Slavka Zamecníkova ist eine bezaubernde Susanna, lebensklug und gewitzt weiß sie die Nachstellungen des Grafen zu ihren Gunsten zu nützen. In der Verkleidung als Gräfin im vierten Akt zeigt sie, dass sie durchaus auch das Zeug zu einer wirklichen Gräfin hätte.

Peter Kellner als Figaro ist der Mann, der den Grafen herausfordern will. Ein sympathischer, lockerer junger Kerl, den Susanna so sehr liebt, dass sie ihn glauben lässt, dass er die Fäden zieht, obwohl eigentlich sie es ist, die das Heft in der Hand hat und unmittelbar und improvisierend auf heikle Situationen zu reagieren versteht.

Ähnlich verhält es sich mit dem Komik-Paar Marcelina und Bartolo.
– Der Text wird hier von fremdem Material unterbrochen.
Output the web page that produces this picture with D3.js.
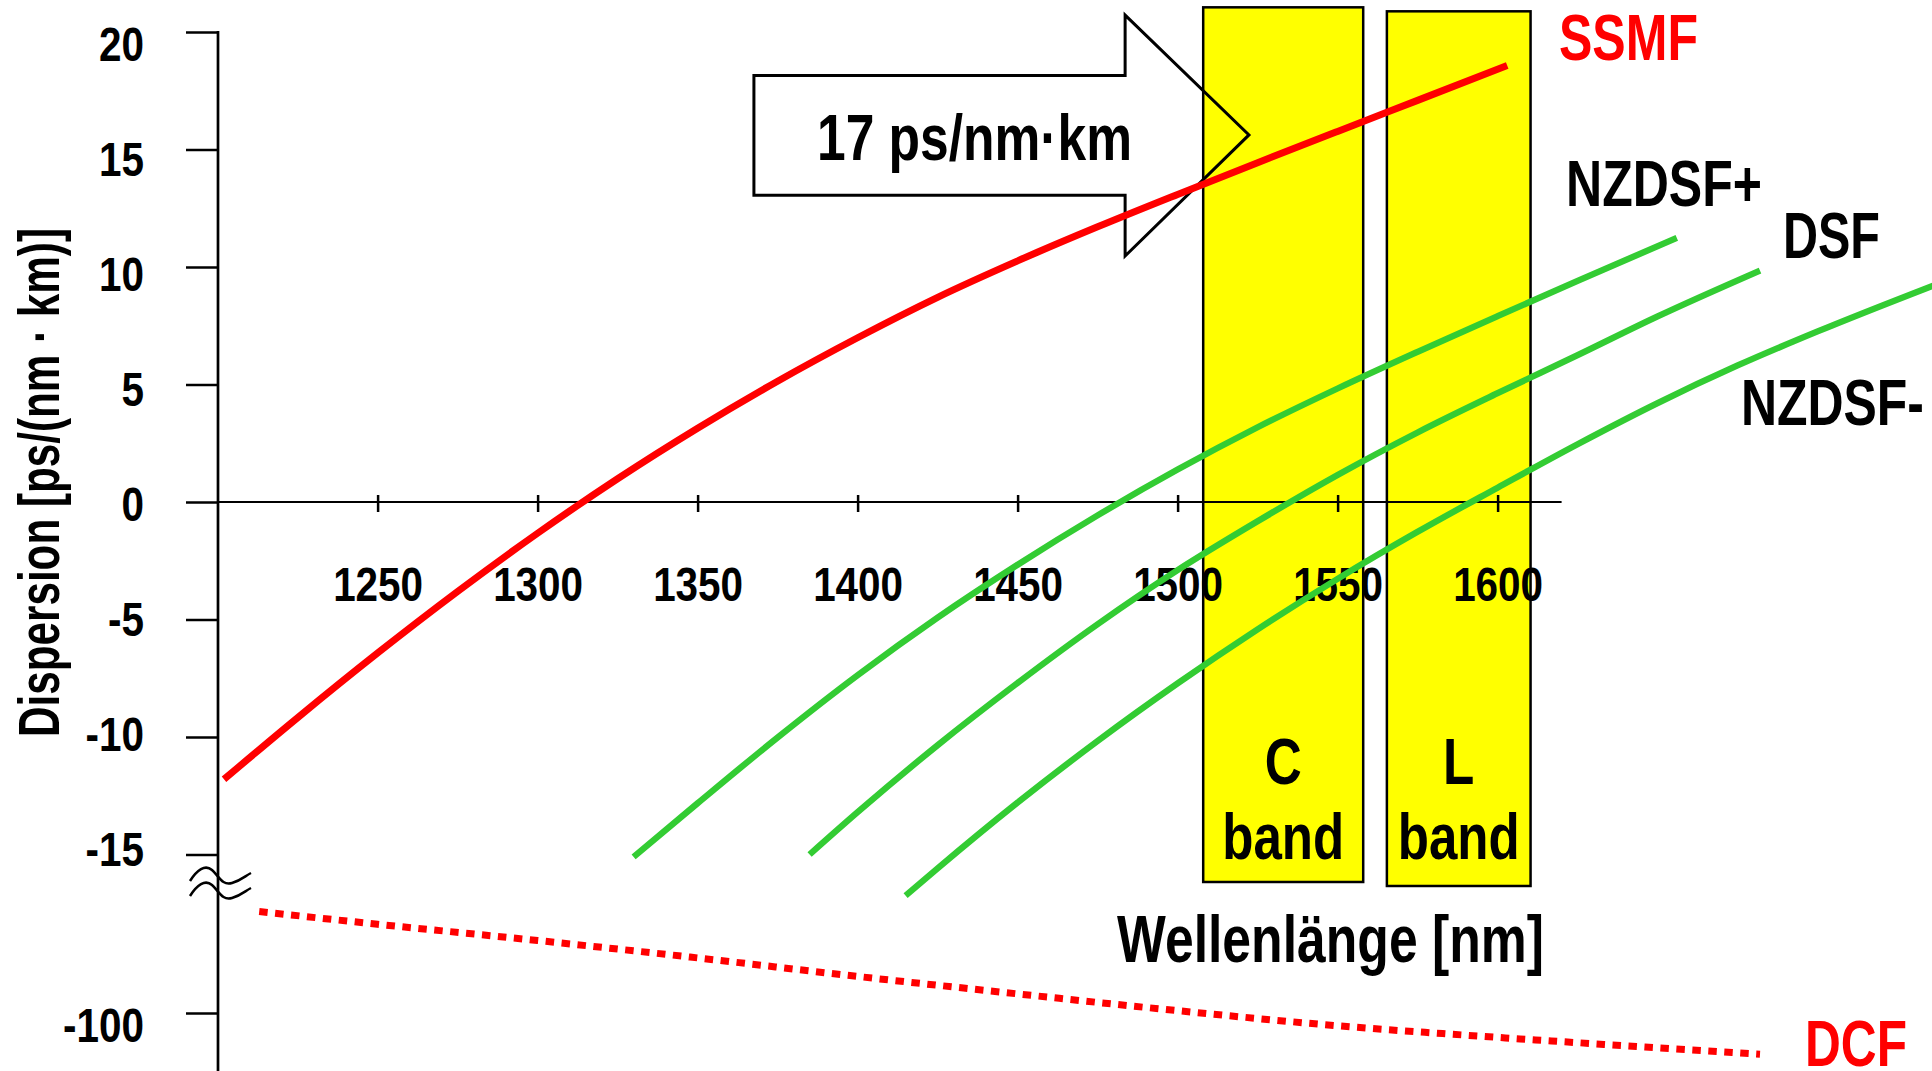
<!DOCTYPE html>
<html>
<head>
<meta charset="utf-8">
<script src="https://cdn.jsdelivr.net/npm/d3@7"></script>
<style>
  html, body { margin: 0; padding: 0; background: #fff; overflow: hidden; }
  svg { display: block; }
  text {
    font-family: "Liberation Sans", Arial, "DejaVu Sans", sans-serif;
    font-weight: bold;
  }
</style>
</head>
<body>
<svg id="chart" width="1932" height="1071"></svg>
<script>
// Axis tick values
const wavelengthTicks = [1250, 1300, 1350, 1400, 1450, 1500, 1550, 1600];
const dispersionTicks = [20, 15, 10, 5, 0, -5, -10, -15];
const dcfTicks = [-100];

// Standard single-mode fibre
const ssmfWavelength = [1202, 1225, 1250, 1275, 1300, 1325, 1350, 1375, 1400, 1425, 1450, 1475, 1500, 1525, 1550, 1575, 1603];
const ssmfDispersion = [-11.8, -9.18, -6.43, -3.81, -1.33, 0.99, 3.14, 5.14, 6.99, 8.71, 10.26, 11.71, 13.09, 14.44, 15.77, 17.09, 18.57];

// Non-zero dispersion-shifted fibre, positive
const nzdsfPlusWavelength = [1330, 1350, 1375, 1400, 1425, 1450, 1475, 1500, 1525, 1550, 1575, 1600, 1625, 1656];
const nzdsfPlusDispersion = [-15.1, -12.82, -10.02, -7.37, -4.92, -2.67, -0.57, 1.38, 3.18, 4.83, 6.39, 7.91, 9.41, 11.24];

// Dispersion-shifted fibre
const dsfWavelength = [1385, 1400, 1425, 1450, 1475, 1500, 1525, 1550, 1575, 1600, 1625, 1650, 1682];
const dsfDispersion = [-15.0, -13.2, -10.35, -7.7, -5.2, -2.9, -0.82, 1.15, 2.96, 4.63, 6.25, 7.9, 9.85];

// Non-zero dispersion-shifted fibre, negative
const nzdsfMinusWavelength = [1415, 1425, 1450, 1475, 1500, 1525, 1550, 1575, 1600, 1625, 1650, 1675, 1700, 1738];
const nzdsfMinusDispersion = [-16.75, -15.59, -12.79, -10.17, -7.72, -5.42, -3.27, -1.27, 0.61, 2.46, 4.21, 5.81, 7.26, 9.31];

// Dispersion-compensating fibre (lower, broken part of the axis)
const dcfWavelength = [1213, 1250, 1300, 1350, 1400, 1450, 1500, 1550, 1600, 1650, 1682];
const dcfDispersion = [-82.5, -84.7, -87.5, -90.5, -93.7, -96.7, -99.6, -102.2, -104.2, -106.0, -107.1];

// Transmission bands
const bandNames = ["C", "L"];
const bandStart = [1508, 1565.4];
const bandEnd = [1558, 1610.3];
const bandUpper = [21.05, 20.88];
const bandLower = [-16.17, -16.34];

const svg = d3.select("#chart");

const x = d3.scaleLinear().domain([1200, 1600]).range([217.6, 1497.6]);
const y = d3.scaleLinear().domain([-15, 20]).range([854.5, 32]);
const yLow = d3.scaleLinear().domain([-120, -80]).range([1129, 897]);
// tick labels sit on a slightly tighter spacing than the tick marks
const yLabel = d3.scaleLinear().domain([-15, 20]).range([848.5, 43.5]);

const zip = (a, b) => a.map((v, i) => [v, b[i]]);

// Condensed bold text: a regular bold face squeezed horizontally.
// With a target width the squeeze is computed from the measured text.
function label(parent, str, px, py, size, opts = {}) {
  const g = parent.append("g").attr("transform", `translate(${px},${py})`);
  const t = g.append("text")
    .attr("font-size", size)
    .attr("text-anchor", opts.anchor || "start")
    .attr("fill", opts.fill || "#000")
    .text(str);
  let sx = opts.squeeze || 0.78;
  if (opts.width) sx = opts.width / t.node().getComputedTextLength();
  t.attr("transform", `${opts.rotate ? `rotate(${opts.rotate}) ` : ""}scale(${sx},1)`);
  return g;
}

// ---- bands ----
const gBands = svg.append("g");
bandNames.forEach((name, i) => {
  gBands.append("rect")
    .attr("x", x(bandStart[i]))
    .attr("y", y(bandUpper[i]))
    .attr("width", x(bandEnd[i]) - x(bandStart[i]))
    .attr("height", y(bandLower[i]) - y(bandUpper[i]))
    .attr("fill", "#ffff00")
    .attr("stroke", "#000")
    .attr("stroke-width", 2.5);
});

// ---- 17 ps/nm·km arrow ----
const ax0 = x(1367.6), axHead = x(1483.6), axTip = x(1522.3);
const ayTop = y(18.15), ayBot = y(13.05), ayHeadTop = y(20.72), ayHeadBot = y(10.47), ayTip = y(15.62);
svg.append("path")
  .attr("d", `M${ax0},${ayTop} L${axHead},${ayTop} L${axHead},${ayHeadTop} L${axTip},${ayTip} L${axHead},${ayHeadBot} L${axHead},${ayBot} L${ax0},${ayBot} Z`)
  .attr("fill", "none")
  .attr("stroke", "#000")
  .attr("stroke-width", 3)
  .attr("stroke-linejoin", "miter");
label(svg, "17 ps/nm·km", 817, 160, 65, { width: 315 });

// ---- axes ----
const axisX = 218;
svg.append("line")
  .attr("x1", axisX).attr("x2", axisX)
  .attr("y1", y(20) - 1).attr("y2", 1071)
  .attr("stroke", "#000").attr("stroke-width", 2.7);
svg.append("line")
  .attr("x1", axisX).attr("x2", x(1620))
  .attr("y1", y(0)).attr("y2", y(0))
  .attr("stroke", "#000").attr("stroke-width", 2.2);

const tickFont = 49, tickSqueeze = 0.825;
const gy = svg.append("g")
  .attr("transform", `translate(${axisX},0)`)
  .call(d3.axisLeft(y).tickValues(dispersionTicks).tickSize(32).tickPadding(42).tickFormat(d => String(d)));
const gyLow = svg.append("g")
  .attr("transform", `translate(${axisX},0)`)
  .call(d3.axisLeft(yLow).tickValues(dcfTicks).tickSize(32).tickPadding(42).tickFormat(d => String(d)));
[gy, gyLow].forEach(g => {
  g.select(".domain").remove();
  g.attr("font-size", tickFont);
  g.selectAll(".tick line").attr("stroke", "#000").attr("stroke-width", 2.5);
});
gy.selectAll(".tick text")
  .attr("fill", "#000")
  .attr("x", 0)
  .attr("transform", d => `translate(-74,${yLabel(d) - y(d) + 1.8}) scale(${tickSqueeze},1)`);
gyLow.selectAll(".tick text")
  .attr("fill", "#000")
  .attr("x", 0)
  .attr("transform", `translate(-74,12.5) scale(${tickSqueeze},1)`);

const gx = svg.append("g")
  .attr("transform", `translate(0,${y(0)})`)
  .call(d3.axisBottom(x).tickValues(wavelengthTicks).tickSize(10).tickFormat(d => String(d)));
gx.select(".domain").remove();
gx.attr("font-size", tickFont);
gx.selectAll(".tick line").attr("y1", -7).attr("y2", 10).attr("stroke", "#000").attr("stroke-width", 2.5);
gx.selectAll(".tick text")
  .attr("fill", "#000")
  .attr("y", 0).attr("dy", 0)
  .attr("transform", `translate(0,99) scale(${tickSqueeze},1)`);

// axis break
const brk = svg.append("g").attr("fill", "none").attr("stroke", "#000").attr("stroke-width", 2.5);
[0, 15].forEach(off => {
  brk.append("path")
    .attr("d", `M190,${881 + off} C197,${870 + off} 205,${864 + off} 212,${870 + off} S222,${886 + off} 232,${883 + off} S245,${876 + off} 251,${873 + off}`);
});

// ---- curves ----
const lineUpper = d3.line().x(d => x(d[0])).y(d => y(d[1])).curve(d3.curveMonotoneX);
const lineLower = d3.line().x(d => x(d[0])).y(d => yLow(d[1])).curve(d3.curveMonotoneX);

const green = "#33cc33";
[[nzdsfPlusWavelength, nzdsfPlusDispersion], [dsfWavelength, dsfDispersion], [nzdsfMinusWavelength, nzdsfMinusDispersion]]
  .forEach(([w, d]) => {
    svg.append("path").attr("d", lineUpper(zip(w, d)))
      .attr("fill", "none").attr("stroke", green).attr("stroke-width", 6.3);
  });
svg.append("path").attr("d", lineUpper(zip(ssmfWavelength, ssmfDispersion)))
  .attr("fill", "none").attr("stroke", "#ff0000").attr("stroke-width", 7);
svg.append("path").attr("d", lineLower(zip(dcfWavelength, dcfDispersion)))
  .attr("fill", "none").attr("stroke", "#ff0000").attr("stroke-width", 7)
  .attr("stroke-dasharray", "8.5 7.5");

// ---- band labels ----
bandNames.forEach((name, i) => {
  const cx = x((bandStart[i] + bandEnd[i]) / 2);
  label(svg, name, cx, 784, 64, { anchor: "middle", squeeze: 0.8 });
  label(svg, "band", cx, 859, 64, { anchor: "middle", width: 122 });
});

// ---- curve names ----
label(svg, "SSMF", 1559, 60, 64, { fill: "#ff0000", width: 139 });
label(svg, "NZDSF+", 1566, 206, 64, { width: 196 });
label(svg, "DSF", 1783, 258, 64, { width: 97 });
label(svg, "NZDSF-", 1741, 425, 64, { squeeze: 0.78 });
label(svg, "DCF", 1805, 1066, 64, { fill: "#ff0000", width: 102 });

// ---- axis titles ----
label(svg, "Wellenlänge [nm]", 1330.5, 962, 66, { anchor: "middle", width: 427 });
label(svg, "Dispersion [ps/(nm · km)]", 59, 482.5, 58, { anchor: "middle", rotate: -90, width: 509 });
</script>
</body>
</html>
Auch hier ist es die Frau (quicklebendig und urkomisch Stephanie Houtzeel), die den Ton angibt und den gutmütigen Mann (Stefan Cerny) dirigiert.

Geradezu eine Luxusbesetzung ist Wolfgang Bankl als Gärtner Antonio, Andrea Giovannini gibt einen verhaltensorigineller Notar Don Curzio, der ausnahmsweise nicht stottert, sondern an Asthma leidet und unablässig für Sauerstoffzufuhr aus der Dose sorgen muss.

Bei Ivor Bolton ist Mozart in besten Händen, beim Orchester ohnehin. Zu loben auch der emsige Chor und Stephan Hopkins am Hammerklavier.

Applaus: Fünf Minuten. Was dem langjährigen Durchschnitt entspricht, obwohl dieser Opernabend gewiss keine Durchschnittsware ist und Barrie Koskys die witzigste und unterhaltsamste Figaro-Inszenierung, die ich kenne.